Charts and diagrams as code:
◆ ◆ ◆

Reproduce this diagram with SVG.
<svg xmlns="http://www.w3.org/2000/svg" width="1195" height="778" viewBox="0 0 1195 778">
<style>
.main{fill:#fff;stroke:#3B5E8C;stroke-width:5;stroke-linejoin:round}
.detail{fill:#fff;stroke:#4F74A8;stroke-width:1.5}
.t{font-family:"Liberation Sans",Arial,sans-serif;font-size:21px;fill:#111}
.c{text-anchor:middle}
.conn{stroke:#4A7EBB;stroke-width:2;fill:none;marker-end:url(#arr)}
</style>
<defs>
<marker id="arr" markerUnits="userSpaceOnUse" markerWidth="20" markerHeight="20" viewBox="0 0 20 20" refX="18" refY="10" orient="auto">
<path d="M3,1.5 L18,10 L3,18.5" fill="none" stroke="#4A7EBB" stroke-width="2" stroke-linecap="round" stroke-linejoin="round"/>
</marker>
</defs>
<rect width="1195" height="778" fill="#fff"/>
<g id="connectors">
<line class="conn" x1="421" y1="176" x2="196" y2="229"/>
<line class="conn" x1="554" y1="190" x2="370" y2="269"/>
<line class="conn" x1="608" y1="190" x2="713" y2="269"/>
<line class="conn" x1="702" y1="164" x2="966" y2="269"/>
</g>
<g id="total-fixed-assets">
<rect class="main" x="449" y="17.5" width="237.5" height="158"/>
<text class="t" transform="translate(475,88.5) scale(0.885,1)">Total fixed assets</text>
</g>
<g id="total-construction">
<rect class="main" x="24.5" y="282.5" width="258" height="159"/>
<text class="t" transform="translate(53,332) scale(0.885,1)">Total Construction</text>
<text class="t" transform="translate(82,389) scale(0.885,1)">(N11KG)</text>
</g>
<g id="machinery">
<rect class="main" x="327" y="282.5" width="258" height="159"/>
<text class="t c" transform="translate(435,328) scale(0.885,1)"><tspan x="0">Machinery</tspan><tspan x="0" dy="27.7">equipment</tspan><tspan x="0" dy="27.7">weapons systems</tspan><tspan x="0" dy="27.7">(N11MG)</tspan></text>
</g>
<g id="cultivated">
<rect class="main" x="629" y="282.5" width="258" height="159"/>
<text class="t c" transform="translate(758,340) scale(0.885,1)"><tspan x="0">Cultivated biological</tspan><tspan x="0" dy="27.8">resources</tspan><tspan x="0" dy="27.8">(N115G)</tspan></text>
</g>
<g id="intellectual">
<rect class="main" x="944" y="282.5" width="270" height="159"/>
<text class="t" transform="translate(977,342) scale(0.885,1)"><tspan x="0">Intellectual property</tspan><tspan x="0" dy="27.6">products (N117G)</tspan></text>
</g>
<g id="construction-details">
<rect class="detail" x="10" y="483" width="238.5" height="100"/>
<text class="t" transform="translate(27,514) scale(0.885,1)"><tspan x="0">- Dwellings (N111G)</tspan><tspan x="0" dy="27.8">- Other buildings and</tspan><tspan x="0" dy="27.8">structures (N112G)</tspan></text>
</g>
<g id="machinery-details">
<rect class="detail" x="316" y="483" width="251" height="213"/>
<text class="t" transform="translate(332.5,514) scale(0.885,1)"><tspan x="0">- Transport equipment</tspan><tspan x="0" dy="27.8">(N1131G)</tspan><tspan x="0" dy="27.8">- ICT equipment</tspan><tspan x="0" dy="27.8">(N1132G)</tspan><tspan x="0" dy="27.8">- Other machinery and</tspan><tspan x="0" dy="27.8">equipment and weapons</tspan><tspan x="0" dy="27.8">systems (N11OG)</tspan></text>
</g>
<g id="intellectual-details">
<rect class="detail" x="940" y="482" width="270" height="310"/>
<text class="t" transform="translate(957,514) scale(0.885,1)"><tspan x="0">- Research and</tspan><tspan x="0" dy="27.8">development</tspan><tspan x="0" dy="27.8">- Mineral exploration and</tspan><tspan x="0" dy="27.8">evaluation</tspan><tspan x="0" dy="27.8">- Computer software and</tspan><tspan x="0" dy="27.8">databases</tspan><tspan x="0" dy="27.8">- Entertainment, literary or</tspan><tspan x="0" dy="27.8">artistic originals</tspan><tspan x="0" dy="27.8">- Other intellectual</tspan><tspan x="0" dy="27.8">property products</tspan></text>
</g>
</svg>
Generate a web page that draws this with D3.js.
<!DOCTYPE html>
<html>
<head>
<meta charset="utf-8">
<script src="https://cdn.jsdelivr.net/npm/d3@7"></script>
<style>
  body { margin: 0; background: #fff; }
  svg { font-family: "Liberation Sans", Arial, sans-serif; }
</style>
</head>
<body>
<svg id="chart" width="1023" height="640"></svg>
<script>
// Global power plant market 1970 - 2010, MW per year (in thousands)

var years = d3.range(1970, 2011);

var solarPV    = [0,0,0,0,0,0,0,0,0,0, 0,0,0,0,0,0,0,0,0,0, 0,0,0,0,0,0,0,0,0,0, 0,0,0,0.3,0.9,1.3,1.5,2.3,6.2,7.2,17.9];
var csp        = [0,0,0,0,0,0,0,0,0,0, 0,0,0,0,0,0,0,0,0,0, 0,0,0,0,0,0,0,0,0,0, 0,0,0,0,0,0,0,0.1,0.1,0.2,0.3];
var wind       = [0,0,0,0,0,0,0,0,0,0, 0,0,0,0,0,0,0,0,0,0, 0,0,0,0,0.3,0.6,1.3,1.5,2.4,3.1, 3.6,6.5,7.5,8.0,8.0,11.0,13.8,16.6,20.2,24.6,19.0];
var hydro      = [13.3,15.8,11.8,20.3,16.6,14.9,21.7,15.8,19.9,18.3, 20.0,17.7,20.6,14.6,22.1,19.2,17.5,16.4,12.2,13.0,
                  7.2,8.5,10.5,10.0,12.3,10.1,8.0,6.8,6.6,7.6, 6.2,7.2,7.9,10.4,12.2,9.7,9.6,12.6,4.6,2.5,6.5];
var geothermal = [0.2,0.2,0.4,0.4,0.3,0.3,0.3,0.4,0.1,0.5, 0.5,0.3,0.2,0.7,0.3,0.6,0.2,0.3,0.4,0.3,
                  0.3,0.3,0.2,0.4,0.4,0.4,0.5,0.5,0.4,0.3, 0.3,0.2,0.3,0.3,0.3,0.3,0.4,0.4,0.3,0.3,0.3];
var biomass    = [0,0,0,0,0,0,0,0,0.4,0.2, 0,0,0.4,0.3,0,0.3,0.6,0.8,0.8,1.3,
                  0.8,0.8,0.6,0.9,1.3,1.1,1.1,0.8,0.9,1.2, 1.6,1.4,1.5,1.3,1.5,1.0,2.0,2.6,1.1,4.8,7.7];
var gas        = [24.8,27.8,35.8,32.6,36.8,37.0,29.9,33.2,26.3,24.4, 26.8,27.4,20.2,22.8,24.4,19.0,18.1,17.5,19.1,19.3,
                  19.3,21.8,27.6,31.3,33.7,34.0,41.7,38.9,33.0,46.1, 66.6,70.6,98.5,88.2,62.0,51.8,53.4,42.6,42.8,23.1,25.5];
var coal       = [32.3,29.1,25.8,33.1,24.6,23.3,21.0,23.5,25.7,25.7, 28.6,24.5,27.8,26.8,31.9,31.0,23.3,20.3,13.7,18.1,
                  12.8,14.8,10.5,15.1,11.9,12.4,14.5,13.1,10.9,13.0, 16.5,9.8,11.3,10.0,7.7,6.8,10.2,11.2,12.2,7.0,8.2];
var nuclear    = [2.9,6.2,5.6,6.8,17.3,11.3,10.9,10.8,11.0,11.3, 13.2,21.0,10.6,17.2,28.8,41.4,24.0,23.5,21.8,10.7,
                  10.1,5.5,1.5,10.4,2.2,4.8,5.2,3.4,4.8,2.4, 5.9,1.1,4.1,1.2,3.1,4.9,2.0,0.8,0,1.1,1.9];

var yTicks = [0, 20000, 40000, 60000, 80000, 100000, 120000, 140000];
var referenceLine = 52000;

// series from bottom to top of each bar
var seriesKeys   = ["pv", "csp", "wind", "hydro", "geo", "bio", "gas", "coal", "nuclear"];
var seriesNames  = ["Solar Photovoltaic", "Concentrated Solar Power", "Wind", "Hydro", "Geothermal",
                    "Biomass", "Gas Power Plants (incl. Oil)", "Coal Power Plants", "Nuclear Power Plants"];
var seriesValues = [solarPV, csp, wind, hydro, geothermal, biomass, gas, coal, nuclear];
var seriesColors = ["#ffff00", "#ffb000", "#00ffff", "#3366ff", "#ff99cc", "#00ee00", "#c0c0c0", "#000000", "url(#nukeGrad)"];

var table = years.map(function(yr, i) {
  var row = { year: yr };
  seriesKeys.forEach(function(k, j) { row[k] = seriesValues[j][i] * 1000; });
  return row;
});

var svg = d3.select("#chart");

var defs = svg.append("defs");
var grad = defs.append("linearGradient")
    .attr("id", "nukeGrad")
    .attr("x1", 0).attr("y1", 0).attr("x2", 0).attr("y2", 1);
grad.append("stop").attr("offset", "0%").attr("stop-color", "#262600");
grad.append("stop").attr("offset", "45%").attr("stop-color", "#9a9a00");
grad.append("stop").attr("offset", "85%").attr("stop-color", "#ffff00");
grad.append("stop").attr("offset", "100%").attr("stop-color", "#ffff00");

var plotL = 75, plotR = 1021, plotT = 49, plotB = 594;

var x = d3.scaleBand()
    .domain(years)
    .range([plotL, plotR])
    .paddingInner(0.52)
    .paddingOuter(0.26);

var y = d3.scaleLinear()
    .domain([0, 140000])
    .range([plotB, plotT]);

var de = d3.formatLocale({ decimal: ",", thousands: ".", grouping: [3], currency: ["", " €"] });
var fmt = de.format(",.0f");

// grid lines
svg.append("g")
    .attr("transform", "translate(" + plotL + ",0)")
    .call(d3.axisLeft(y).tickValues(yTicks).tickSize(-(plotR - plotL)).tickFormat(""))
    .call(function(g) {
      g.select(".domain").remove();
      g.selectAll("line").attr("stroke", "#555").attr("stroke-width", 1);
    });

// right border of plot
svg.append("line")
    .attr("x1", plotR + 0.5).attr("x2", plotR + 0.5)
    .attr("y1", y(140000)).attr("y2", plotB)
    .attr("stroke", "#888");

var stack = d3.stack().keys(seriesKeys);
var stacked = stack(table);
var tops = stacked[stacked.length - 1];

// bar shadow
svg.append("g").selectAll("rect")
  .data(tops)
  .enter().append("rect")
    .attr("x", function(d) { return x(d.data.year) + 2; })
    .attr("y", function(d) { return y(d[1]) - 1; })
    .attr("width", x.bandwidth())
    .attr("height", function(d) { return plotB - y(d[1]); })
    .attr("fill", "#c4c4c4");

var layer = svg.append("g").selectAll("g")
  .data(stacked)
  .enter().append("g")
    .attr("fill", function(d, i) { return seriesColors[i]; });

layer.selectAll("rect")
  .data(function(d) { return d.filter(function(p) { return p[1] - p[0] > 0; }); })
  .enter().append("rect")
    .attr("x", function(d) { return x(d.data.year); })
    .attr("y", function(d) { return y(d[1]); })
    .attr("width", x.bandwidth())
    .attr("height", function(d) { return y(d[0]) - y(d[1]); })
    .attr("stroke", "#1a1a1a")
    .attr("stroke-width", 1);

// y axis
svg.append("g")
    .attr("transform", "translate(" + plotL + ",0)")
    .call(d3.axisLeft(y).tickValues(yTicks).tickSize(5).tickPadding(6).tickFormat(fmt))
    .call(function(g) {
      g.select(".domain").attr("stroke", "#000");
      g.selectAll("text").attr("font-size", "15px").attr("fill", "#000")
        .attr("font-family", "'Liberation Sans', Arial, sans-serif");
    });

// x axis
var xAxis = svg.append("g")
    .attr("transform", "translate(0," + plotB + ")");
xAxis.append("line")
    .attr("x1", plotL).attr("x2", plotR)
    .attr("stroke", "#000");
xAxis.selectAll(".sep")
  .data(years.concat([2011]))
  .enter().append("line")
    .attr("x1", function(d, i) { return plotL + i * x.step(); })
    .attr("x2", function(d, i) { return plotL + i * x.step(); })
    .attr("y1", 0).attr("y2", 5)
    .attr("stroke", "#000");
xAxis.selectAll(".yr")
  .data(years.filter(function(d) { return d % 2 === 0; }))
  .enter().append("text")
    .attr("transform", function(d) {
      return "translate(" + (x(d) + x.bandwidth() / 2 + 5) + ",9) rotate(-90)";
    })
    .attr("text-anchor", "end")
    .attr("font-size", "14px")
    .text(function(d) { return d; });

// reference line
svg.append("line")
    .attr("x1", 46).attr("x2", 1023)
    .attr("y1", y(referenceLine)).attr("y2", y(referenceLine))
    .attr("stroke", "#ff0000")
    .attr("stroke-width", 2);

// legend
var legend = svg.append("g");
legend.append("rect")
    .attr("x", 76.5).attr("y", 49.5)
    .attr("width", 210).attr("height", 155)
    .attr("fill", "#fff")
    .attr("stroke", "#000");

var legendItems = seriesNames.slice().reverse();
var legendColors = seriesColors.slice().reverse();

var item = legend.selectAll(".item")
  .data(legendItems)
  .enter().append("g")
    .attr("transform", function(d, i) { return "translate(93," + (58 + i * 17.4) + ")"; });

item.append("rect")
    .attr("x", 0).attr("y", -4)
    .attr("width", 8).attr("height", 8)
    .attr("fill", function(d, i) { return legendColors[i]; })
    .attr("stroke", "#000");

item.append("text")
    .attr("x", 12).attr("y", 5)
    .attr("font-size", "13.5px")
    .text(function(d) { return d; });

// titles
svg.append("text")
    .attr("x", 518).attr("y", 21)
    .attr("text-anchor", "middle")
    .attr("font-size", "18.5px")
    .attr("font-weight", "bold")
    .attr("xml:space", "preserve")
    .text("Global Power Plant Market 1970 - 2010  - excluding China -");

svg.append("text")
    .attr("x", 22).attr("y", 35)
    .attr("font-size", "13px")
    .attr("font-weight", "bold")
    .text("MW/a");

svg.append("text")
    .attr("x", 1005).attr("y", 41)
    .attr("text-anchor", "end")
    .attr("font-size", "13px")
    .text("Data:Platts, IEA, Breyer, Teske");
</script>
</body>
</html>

◆ ◆ ◆

What you need to do: Within the material above, transcribe exactly the lines that run from the line holding "Generate a web" through the line holding "var years = d3.range(1970, 2011);".

Response:
Generate a web page that draws this with D3.js.
<!DOCTYPE html>
<html>
<head>
<meta charset="utf-8">
<script src="https://cdn.jsdelivr.net/npm/d3@7"></script>
<style>
  body { margin: 0; background: #fff; }
  svg { font-family: "Liberation Sans", Arial, sans-serif; }
</style>
</head>
<body>
<svg id="chart" width="1023" height="640"></svg>
<script>
// Global power plant market 1970 - 2010, MW per year (in thousands)

var years = d3.range(1970, 2011);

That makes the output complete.